→ LISTED RECORDS:
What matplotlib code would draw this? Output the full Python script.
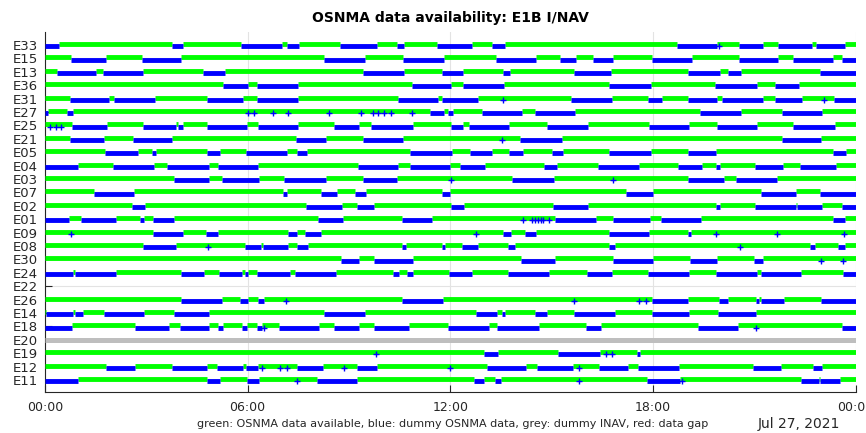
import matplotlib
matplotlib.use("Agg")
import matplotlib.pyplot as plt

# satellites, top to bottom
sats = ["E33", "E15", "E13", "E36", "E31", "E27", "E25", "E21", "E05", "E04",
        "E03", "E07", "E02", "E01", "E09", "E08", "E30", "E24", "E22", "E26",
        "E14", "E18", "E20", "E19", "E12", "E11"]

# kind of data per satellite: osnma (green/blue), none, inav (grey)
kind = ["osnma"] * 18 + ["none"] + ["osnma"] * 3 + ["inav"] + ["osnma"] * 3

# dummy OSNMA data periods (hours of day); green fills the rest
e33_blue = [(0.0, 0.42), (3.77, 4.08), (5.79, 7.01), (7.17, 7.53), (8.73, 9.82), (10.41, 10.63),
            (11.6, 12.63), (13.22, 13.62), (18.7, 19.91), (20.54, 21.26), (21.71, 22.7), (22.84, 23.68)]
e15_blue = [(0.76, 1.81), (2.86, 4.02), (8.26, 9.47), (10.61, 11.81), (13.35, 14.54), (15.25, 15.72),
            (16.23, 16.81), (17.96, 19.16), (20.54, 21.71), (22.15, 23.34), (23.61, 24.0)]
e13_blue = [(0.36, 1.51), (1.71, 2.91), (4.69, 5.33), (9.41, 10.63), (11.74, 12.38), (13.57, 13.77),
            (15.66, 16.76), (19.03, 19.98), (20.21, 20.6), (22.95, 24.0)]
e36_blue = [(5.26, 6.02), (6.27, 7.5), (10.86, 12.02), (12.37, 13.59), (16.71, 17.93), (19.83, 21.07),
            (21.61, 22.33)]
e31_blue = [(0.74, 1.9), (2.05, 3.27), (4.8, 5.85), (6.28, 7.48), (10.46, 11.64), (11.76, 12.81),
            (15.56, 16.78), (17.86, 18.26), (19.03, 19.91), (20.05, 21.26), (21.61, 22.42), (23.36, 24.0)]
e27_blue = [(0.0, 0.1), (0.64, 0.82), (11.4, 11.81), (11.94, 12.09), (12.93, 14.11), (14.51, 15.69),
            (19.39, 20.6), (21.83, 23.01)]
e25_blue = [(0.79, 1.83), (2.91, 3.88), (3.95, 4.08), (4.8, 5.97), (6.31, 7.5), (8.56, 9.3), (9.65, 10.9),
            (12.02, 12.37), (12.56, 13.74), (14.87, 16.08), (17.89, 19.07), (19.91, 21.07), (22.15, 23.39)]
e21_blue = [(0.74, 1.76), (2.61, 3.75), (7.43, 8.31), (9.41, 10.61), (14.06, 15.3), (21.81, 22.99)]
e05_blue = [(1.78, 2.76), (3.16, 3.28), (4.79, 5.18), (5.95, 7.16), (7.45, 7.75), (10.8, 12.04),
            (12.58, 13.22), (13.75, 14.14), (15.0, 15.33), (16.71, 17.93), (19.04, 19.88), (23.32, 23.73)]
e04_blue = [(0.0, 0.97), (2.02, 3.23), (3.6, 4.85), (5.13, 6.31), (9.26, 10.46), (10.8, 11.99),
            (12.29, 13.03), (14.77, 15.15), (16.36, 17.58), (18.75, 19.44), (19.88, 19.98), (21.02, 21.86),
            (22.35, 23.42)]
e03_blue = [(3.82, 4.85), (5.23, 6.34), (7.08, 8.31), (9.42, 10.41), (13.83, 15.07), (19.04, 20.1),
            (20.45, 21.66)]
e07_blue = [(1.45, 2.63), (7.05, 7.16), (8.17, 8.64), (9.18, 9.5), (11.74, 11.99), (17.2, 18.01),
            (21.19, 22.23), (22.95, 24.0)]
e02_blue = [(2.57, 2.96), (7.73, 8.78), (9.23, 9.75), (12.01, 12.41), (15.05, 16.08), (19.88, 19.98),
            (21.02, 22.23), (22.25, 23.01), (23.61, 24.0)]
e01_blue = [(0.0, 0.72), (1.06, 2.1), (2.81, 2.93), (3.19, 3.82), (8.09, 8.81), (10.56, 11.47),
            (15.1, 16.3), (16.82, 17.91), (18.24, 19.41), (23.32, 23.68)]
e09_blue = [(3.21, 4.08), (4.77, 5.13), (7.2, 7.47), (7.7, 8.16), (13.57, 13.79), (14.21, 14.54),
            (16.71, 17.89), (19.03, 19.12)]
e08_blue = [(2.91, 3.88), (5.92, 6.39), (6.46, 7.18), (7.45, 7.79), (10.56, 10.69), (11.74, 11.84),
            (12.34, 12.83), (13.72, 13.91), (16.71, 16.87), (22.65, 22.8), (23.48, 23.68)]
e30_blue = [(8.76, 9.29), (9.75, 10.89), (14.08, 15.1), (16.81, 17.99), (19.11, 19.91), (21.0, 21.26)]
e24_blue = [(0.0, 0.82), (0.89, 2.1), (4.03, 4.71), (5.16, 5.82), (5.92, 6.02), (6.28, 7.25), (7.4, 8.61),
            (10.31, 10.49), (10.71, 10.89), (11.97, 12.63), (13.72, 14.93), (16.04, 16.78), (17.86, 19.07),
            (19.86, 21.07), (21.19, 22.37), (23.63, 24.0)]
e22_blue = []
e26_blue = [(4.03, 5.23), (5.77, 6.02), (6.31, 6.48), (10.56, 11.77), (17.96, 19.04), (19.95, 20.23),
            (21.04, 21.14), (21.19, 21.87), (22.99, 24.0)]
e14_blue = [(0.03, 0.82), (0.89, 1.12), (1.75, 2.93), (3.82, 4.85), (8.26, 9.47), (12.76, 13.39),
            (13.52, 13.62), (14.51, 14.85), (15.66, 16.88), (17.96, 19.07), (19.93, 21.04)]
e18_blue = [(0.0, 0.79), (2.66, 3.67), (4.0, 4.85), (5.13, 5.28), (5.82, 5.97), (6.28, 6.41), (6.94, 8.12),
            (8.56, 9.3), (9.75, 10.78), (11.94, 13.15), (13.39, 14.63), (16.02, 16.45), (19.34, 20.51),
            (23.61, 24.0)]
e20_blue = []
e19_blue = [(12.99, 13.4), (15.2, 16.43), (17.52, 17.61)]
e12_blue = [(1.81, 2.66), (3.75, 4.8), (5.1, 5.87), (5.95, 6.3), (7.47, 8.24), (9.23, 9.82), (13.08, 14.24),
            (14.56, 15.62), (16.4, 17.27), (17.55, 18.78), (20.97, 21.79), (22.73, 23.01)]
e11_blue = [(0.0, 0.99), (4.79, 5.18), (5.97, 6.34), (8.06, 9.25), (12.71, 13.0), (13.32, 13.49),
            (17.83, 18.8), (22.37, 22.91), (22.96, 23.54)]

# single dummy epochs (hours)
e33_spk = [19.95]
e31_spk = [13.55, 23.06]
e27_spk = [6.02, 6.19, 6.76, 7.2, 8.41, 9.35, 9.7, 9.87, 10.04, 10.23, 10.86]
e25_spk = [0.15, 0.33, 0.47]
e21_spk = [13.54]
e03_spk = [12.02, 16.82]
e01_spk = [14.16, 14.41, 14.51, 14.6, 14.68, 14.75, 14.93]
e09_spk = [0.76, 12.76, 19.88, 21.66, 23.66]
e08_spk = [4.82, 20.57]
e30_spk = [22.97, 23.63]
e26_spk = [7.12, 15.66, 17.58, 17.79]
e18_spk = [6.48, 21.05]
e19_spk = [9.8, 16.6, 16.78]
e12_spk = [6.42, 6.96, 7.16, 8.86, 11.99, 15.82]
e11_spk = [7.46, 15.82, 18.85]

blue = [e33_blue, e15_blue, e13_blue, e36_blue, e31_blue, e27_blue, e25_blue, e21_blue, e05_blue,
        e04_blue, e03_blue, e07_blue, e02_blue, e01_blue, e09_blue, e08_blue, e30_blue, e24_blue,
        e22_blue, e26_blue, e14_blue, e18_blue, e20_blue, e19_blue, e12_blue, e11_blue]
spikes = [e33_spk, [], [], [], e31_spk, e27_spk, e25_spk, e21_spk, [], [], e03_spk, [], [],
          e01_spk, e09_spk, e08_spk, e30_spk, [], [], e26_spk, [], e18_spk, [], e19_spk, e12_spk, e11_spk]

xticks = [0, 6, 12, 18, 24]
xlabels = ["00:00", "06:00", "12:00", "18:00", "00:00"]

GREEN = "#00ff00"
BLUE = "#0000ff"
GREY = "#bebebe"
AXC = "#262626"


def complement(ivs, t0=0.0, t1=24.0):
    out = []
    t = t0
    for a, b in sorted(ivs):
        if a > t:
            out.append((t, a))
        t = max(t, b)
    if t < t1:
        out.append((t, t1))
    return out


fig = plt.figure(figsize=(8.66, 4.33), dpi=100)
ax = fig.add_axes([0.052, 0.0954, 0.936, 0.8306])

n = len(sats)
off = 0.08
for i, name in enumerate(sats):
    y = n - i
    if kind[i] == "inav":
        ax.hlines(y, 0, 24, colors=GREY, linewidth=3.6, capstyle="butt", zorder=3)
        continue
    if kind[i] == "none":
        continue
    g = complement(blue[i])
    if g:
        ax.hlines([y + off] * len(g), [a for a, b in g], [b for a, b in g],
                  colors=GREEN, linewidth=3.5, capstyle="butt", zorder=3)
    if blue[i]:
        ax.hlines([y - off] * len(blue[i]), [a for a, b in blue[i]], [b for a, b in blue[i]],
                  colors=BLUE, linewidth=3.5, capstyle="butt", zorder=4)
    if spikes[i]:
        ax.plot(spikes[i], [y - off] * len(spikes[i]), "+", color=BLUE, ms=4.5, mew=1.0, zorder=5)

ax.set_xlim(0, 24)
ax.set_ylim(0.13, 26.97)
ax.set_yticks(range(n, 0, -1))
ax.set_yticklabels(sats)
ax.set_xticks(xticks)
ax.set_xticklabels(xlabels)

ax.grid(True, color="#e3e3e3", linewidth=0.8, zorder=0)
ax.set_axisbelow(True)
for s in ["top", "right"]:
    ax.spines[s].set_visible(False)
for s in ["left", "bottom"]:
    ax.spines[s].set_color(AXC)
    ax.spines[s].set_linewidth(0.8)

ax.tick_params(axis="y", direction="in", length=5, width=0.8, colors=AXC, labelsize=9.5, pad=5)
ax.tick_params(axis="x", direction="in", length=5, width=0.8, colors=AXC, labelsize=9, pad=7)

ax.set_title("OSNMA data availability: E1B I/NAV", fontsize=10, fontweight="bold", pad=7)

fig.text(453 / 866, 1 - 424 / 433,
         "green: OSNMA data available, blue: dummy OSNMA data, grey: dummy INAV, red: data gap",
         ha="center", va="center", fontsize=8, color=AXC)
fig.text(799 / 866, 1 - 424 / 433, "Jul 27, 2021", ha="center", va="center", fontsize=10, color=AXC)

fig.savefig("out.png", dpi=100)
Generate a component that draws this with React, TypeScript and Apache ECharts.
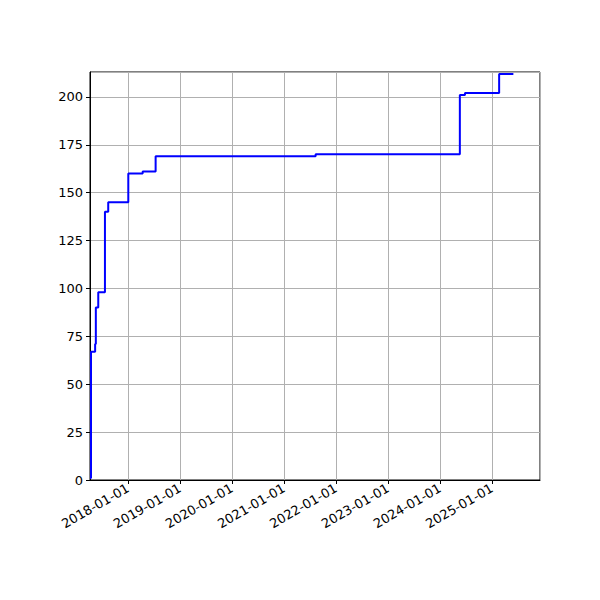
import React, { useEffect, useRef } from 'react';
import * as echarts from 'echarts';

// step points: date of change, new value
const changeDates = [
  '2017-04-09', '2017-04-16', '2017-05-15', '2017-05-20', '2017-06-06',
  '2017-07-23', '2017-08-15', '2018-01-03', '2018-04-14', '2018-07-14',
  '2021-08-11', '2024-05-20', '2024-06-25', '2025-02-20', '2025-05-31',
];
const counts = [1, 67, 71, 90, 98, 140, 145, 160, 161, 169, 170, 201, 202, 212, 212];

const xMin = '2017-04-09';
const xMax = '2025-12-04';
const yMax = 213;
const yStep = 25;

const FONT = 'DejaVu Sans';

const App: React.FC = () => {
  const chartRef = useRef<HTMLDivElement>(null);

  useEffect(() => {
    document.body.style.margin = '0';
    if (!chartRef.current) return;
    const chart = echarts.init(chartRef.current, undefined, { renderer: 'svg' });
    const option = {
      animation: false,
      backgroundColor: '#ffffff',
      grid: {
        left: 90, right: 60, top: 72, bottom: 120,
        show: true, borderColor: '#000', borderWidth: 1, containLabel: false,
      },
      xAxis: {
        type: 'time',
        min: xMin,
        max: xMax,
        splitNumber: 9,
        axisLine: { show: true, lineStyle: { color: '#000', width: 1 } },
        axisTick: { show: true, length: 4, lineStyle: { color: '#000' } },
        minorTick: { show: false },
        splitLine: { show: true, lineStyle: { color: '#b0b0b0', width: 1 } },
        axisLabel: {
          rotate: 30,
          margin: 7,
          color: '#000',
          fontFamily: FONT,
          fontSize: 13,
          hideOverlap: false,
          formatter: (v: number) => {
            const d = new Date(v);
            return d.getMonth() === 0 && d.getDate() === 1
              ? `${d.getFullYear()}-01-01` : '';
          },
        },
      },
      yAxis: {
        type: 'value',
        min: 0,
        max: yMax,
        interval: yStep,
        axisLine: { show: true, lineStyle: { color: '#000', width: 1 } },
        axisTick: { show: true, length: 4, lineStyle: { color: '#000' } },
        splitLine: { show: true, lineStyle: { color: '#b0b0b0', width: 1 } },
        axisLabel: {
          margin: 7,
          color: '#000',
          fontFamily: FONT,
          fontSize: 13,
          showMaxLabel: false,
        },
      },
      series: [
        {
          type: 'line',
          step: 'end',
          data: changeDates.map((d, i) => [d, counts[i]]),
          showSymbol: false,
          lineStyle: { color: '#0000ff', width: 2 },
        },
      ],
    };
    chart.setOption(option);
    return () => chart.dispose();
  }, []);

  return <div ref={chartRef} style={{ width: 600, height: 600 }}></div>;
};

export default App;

→ BRIEF: From the first line above to the line containing "import matplotlib.pyplot as plt", repeat each line exactly. Pictures stay out.

→ WORKED ANSWER:
What matplotlib code would draw this? Output the full Python script.
import matplotlib
matplotlib.use("Agg")
import matplotlib.pyplot as plt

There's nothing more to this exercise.